Monday, June 2, 2014
Pricing Digital Creative Services
Joseph Alois Schumpeter was an economist who studied in Vienna and London. I would put him in the top five of all economists in history along with Adam Smith, Karl Marx, John Maynard Keynes and Friedrich Hayek. He popularized the term “creative destruction” in economic and political circles. After a failed early marriage and living beyond his means in London, a friend wangled a job for him managing the estate of an Egyptian princess living in Cairo. He jumped at the lucrative position and was quite successful. It turns out that the prior trustees had been stealing the princess blind. By simply taking his precise contractual fee, Schumpeter was able to lower rents for the tenants of the princess to their great delight yet still managed to double her annual income. Once things were set up his time was largely his own and he drafted his first book, THE THEORY OF ECONOMIC DEVELOPMENT. His reputation spread and soon he was called back to Vienna as a professor.
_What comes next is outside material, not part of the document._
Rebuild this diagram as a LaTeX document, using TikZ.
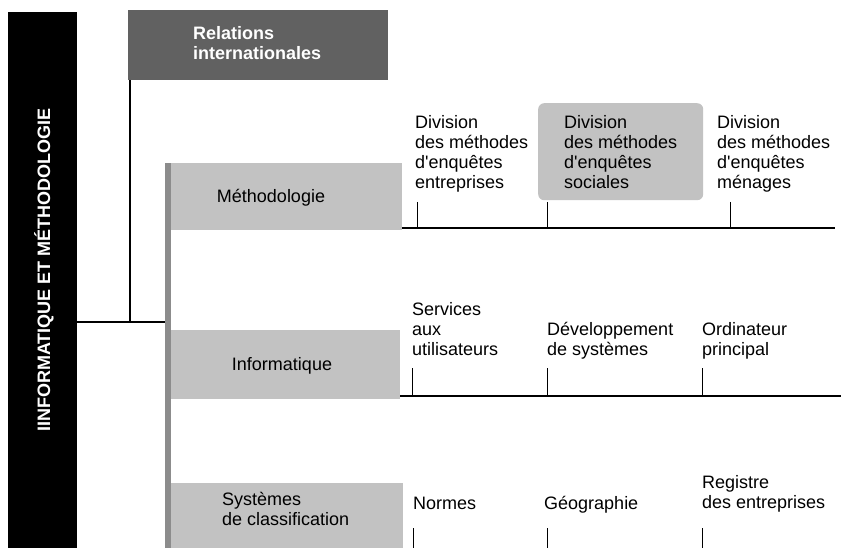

Why tell this story? Well, it reminds me a bit of what has been happening over the last 15 years in the digital advertising arena. Some years back, when the internet was just getting rolling as an advertising medium, a new player showed up at a large client that I handled. He was not too smooth and people said that he was not the sharpest tool in the shed regarding marketing or media. I tried to be a bit kinder than that as he seemed to simply use different terms for certain items than we did and when any one used a standard term he would often blurt out “what’s that” which had some people stifling laughs. After a while I noticed how he seemed to have an inordinate interest on the cost of all creative jobs, copying and anything that could be remotely defined as “digital.” When he asked what a job cost he would write it down and sometimes smile and other times frown but he would not comment.
I bumped in to him once by accident at a social gathering two weeks before we were to begin negotiations for a multi-year contract renewal. He told me that we had better lower fees for certain jobs or we would be on very thin ice. I got him a drink and he opened up to me. He essentially said, “You have always treated me with respect but your associates do not. Yes, I have had five jobs in the last eight years. In that time, I have dealt with seven agencies and I monitor fees closely. You guys charge way too much on certain items. I am not the marketing director but you are not going to rip us off any longer.”
The next day I reported back to the CEO and we did some digging. Yes, we were overcharging for some items but, after checking with other shops around the country, we were virtually giving other tasks away. We slashed prices on the sensitive items and obtained the contract renewal. The client moved on a year or so later and I doubt his boss had a clue about how much his lieutenant had saved the company.
Were we really price gouging? I talked to some people recently and a common thread ran through their comments. One CEO who retired in the last few years weighed in as follows: “Don, when digital began we were clueless. We did not know what to charge. So, we took some guesses and found we were high in some places and low in others. When new young designers came on board, we got a handle on what others were charging. Still, we got stung by boutiques who could do a job overnight for a third of what we charged. As young talent moved client side, we had to adjust quickly as they had contacts all over. My successor is a great guy and ethical. He asked me how to bill attempts at viral videos. Charging by the number of hours would not work so he puts two young creatives on the job who work nights and weekends as they love the assignment. Their batting average stinks. They are way below the Mendoza line (this is a baseball term attributed to George Brett describing a hitter in a slump with a batting average below .200 which was the normal average of infielder Mario Mendoza). Now, there appears to be some niche shops who know how to make them work with some consistency. How do we price something we know will likely not work?”
Another mid-sized CEO takes a different approach. “While no two compensation agreements are alike, we try to do a flat fee for all agency services allowing us to make what we think is a fair profit. We may lose our shirt on some tasks but, overall, the clients know we are playing things straight with them. By doing this, we are learning a lot about new platforms. If we charged a la carte, I am sure that we would be bushwhacked by some boutiques. We are not that big, but we cannot respond as a three person shop can that is truly cutting edge”.
So, the young lions at the boutiques who work quickly and know shortcuts and tricks are beating the small and medium sized shops badly and charging way less. They are the Schumpeters of our new century in terms of providing better service for less money. With scores more changes coming on board on scads of new platforms, traditional agencies who claim to be digitally savvy are in a tight spot.